FYI:
1. Here is what we shall discuss (I prophesy:)
2. Then something pertaining to this
3. But ultimately, it will all be about this!
So I argue each of the FYI points in detail (and English) presently:
1. you have two-population-in-one (study population = cases + controls) and what really interests you is the difference (conceptually, statistically & literally) between the two
2. if 1,000 studies like yours (hypothesis, sample size, etc.) are done, each study will estimate the difference, in odds of exposure, between cases & controls and report this as a t-statistic. 1,000 such statistics will follow the distribution outline in the picture (either the red or the green one; we don't know!!!). Your study (which is all we know!!!) will also estimate the difference in odds of exposure between cases & controls & result in the blue vertical line in the picture :) Of course the question becomes a HAMLET style question from this point: "To Blue or To Green, That is the Question!" Red, with a log(odds) difference = 0 is obviously the null distribution. We can easily perceive that larger sample sizes make our lives easier & reduce our risks of making wrong inferences (type I or type II errors:)
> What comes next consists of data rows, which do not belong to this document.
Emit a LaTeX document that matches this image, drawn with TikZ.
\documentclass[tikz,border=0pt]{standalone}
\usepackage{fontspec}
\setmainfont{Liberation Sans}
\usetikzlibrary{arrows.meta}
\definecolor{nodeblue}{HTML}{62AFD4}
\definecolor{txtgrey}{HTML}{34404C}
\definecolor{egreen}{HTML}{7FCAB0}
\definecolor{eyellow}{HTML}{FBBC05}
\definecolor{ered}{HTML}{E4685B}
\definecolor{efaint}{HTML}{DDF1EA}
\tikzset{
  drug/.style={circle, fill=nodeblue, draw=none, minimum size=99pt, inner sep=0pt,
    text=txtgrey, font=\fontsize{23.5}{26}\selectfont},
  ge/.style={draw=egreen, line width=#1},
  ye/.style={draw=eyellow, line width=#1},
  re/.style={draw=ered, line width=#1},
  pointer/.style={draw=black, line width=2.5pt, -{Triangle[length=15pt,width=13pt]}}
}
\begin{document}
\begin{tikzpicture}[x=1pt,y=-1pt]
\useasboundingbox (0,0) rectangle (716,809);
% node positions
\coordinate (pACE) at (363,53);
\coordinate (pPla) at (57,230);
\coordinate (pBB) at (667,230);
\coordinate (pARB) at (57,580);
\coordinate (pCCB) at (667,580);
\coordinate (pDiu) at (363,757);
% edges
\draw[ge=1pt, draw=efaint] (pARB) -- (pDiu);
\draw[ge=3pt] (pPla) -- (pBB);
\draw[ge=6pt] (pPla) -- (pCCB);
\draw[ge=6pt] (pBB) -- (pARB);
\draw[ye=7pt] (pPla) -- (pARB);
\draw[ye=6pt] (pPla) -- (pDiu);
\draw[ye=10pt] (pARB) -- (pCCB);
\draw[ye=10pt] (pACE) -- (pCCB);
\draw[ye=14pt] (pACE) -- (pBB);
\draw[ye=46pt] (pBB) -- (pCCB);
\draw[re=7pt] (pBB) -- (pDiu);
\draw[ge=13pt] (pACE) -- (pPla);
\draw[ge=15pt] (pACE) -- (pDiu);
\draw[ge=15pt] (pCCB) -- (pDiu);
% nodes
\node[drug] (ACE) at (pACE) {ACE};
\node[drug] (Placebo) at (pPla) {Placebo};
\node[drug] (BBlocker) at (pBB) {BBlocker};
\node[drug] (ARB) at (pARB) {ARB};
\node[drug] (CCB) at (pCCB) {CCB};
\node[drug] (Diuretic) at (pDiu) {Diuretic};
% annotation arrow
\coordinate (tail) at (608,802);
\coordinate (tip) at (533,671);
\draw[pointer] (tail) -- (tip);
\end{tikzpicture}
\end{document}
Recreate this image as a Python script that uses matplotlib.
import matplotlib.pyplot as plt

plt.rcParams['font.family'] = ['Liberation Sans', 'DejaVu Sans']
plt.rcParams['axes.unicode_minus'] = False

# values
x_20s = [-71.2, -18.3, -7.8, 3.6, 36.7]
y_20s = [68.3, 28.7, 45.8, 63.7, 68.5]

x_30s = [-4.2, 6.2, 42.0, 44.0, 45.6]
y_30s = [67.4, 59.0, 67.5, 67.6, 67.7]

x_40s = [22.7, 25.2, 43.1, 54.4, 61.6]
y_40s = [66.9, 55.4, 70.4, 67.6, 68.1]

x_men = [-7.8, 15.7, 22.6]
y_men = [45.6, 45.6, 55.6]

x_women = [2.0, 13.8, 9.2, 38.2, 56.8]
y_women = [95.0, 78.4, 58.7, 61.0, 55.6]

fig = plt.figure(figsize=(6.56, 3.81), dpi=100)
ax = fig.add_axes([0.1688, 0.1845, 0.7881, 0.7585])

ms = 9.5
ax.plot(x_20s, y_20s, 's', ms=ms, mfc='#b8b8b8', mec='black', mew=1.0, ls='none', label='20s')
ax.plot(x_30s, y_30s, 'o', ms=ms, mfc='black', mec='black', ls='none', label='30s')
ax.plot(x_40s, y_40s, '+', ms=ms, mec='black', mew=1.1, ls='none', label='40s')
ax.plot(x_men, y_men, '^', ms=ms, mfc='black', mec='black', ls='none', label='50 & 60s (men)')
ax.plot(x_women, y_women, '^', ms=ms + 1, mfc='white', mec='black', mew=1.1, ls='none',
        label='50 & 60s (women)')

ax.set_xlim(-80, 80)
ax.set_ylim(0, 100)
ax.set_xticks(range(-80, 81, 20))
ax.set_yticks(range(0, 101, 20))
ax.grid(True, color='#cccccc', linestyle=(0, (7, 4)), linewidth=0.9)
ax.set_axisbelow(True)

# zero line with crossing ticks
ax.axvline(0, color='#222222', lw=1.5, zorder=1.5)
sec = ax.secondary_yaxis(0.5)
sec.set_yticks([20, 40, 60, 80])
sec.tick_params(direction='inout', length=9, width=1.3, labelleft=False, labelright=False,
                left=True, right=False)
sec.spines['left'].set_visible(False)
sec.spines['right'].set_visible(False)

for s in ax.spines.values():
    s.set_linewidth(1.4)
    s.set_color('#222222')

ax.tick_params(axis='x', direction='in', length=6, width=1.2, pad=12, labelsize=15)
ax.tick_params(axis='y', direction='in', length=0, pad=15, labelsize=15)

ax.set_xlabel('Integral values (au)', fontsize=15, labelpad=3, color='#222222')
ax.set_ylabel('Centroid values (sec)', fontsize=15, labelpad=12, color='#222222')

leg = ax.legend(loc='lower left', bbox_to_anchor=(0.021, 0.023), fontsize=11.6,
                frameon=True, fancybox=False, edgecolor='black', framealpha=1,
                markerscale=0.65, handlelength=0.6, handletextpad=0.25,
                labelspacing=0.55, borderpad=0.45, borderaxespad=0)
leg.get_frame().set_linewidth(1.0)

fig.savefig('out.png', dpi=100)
3. So #1 deals with an idea (concept). #2 then translates this concept into statistics so that it can be tested in the REAL WORLD which occurs, not as ideas, but as measurable stuff! #3, however, is the biological argument & reasoning. the link i posted takes you to a nutshell LITERALLY. In this case, specifically, it takes you to the bottom left item = DNA. Feel free to click on it & see where it takes you!!! This is where you'd realize that "lagging" your exposure variable is essential.
See an example of a study in which lagging was used analytically:
Mortality from brain cancer was modestly increased among men with < 2000 hours (RR 1.61, 95% CI 0.86 to 3.01) and > 2000-10,000 hours exposure (RR 1.79, 95% CI 0.81 to 3.95), but there were no deaths from brain cancer among the most highly exposed men. A lag of five years yielded slightly increased RRs. Mortality from liver cancer was not associated with exposure to PCB insulating fluids.